The first of these is the place you think your language ought to occupy in the hierarchy of translation tongues. For many people, especially those caught in the mind-set of a monolingual European nation-state, this is a sensitive topic; because the imagined rank of a language often conflicts with reality, this can give rise to collective hypocrisy and spite. French people who look down on the use of English words that they nonetheless import by the bucketload are in this kind of plight. They are not alone.

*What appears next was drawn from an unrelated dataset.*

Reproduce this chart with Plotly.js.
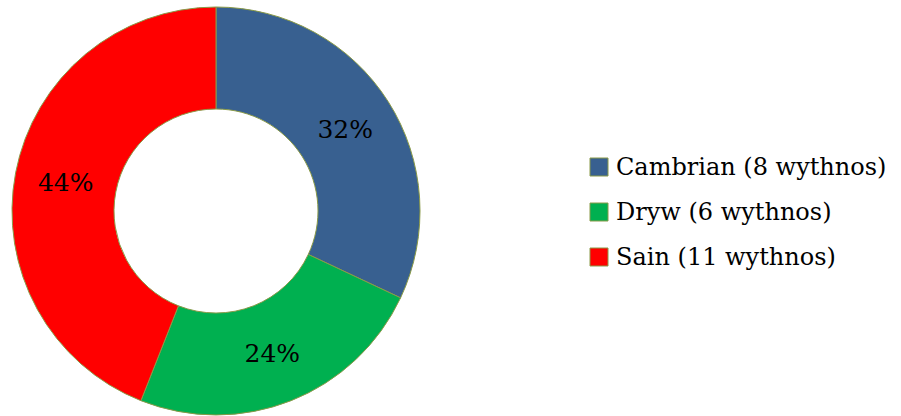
<!DOCTYPE html>
<html><head><meta charset="utf-8">
<script src="https://cdn.plot.ly/plotly-3.0.1.min.js"></script>
<style>html,body{margin:0;padding:0;background:#fff}</style>
</head><body><div id="chart" style="width:901px;height:416px"></div>
<script>
const labels = ["Cambrian (8 wythnos)", "Dryw (6 wythnos)", "Sain (11 wythnos)"];
const values = [8, 6, 11];
const colors = ["#386090", "#00B050", "#FF0000"];
const borderColor = "#8A9A48";
const fontFam = "DejaVu Serif, Liberation Serif, serif";

const W = 901, H = 416;
const legX0 = 590, legY0 = 167, legGap = 45, sq = 18;
const shapes = [], annotations = [];
labels.forEach((lab, i) => {
  const cy = legY0 + i * legGap;
  shapes.push({type: "rect", xref: "paper", yref: "paper",
    x0: legX0 / W, x1: (legX0 + sq) / W, y0: 1 - (cy + sq / 2) / H, y1: 1 - (cy - sq / 2) / H,
    fillcolor: colors[i], line: {color: borderColor, width: 1}});
  annotations.push({xref: "paper", yref: "paper", x: (legX0 + sq + 6) / W, y: 1 - cy / H,
    xanchor: "left", yanchor: "middle", text: lab, showarrow: false,
    font: {family: fontFam, size: 24, color: "#000"}});
});

const trace = {
  type: "pie", labels: labels, values: values, hole: 0.5, sort: false,
  direction: "clockwise", rotation: 0,
  marker: {colors: colors, line: {color: borderColor, width: 1}},
  textinfo: "percent", textposition: "inside", insidetextorientation: "horizontal",
  textfont: {family: fontFam, size: 25, color: "#000"},
  domain: {x: [12 / W, 420 / W], y: [1 / H, 409 / H]},
  showlegend: false, hoverinfo: "label+percent"
};
Plotly.newPlot("chart", [trace], {
  width: W, height: H, margin: {l: 0, r: 0, t: 0, b: 0},
  paper_bgcolor: "#fff", showlegend: false, shapes: shapes, annotations: annotations
}, {displayModeBar: false, staticPlot: true});
</script></body></html>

The second major constituent of attitudes toward language change propelled by translations is the value you place on what it is that the new vocabulary brings. Translation impacts on a receiving language can’t really be separated from the impact that the translated material has. At different times, translations may flood receiving cultures with Hollywood glitz, shipbuilding techniques, religious salvation, saucy stories about Marie Antoinette—just about anything that’s ever been thought worth writing down. The value you attach to the linguistic traces of such flows is subordinate to your need or desire for the material that the translations in question make available for the first time.
The damage done to other cultures by lopsided translation flows is no different from the benefits brought to receiving languages by lopsided translation flows. The real damage and the real benefits lie not in translation as such, or in its impacts on receiving languages, but in the nature of the works that translation spreads.
SEVENTEEN
The Third Code: Translation as a Dialect
What language do you speak? That sounds like a merely factual inquiry with an uncomplicated answer, whatever it is. But as I was reading an American newspaper during the financial crisis of 2008, I learned that the U.S. treasury secretary was about to unveil the big megillah to put an end to the tsunami that was rocking Wall Street at the time. What language was that? Well, English—but only sort of. It was also, marginally, in Hebrew (mediated by Yiddish) and in Japanese, too. I can translate it into French—M. Paulson s’apprête à dévoiler la bonne méthode pour calmer la tourmente des marchés—but that doesn’t prove the sentence was in English, only that I understood it. I can back-translate the French sentence in any number of ways—but that would only show that “English” is a far from determinate thing.
Translators working into English are confronted on every page with decisions about the nature, scope, identity, and audience of the language they are writing. I write in a personal idiom that bears traces of my upbringing in England, my long stay in Scotland, and my present life on the East Coast of the United States. When I write a translation, however, I have to make choices in every paragraph about what variety of written English to use. As is well known, spellings, numbering systems, greetings, and curses, as well as several hundred common vocabulary items, have different forms in different parts of the English-speaking world. It drives me mad. How do I know what is “English” and what is something else?
The practical solution is this: I write the way I like, and then a skillful copy editor amends my prose to make it conform to the style appropriate to the output and the target audience of a particular publishing house.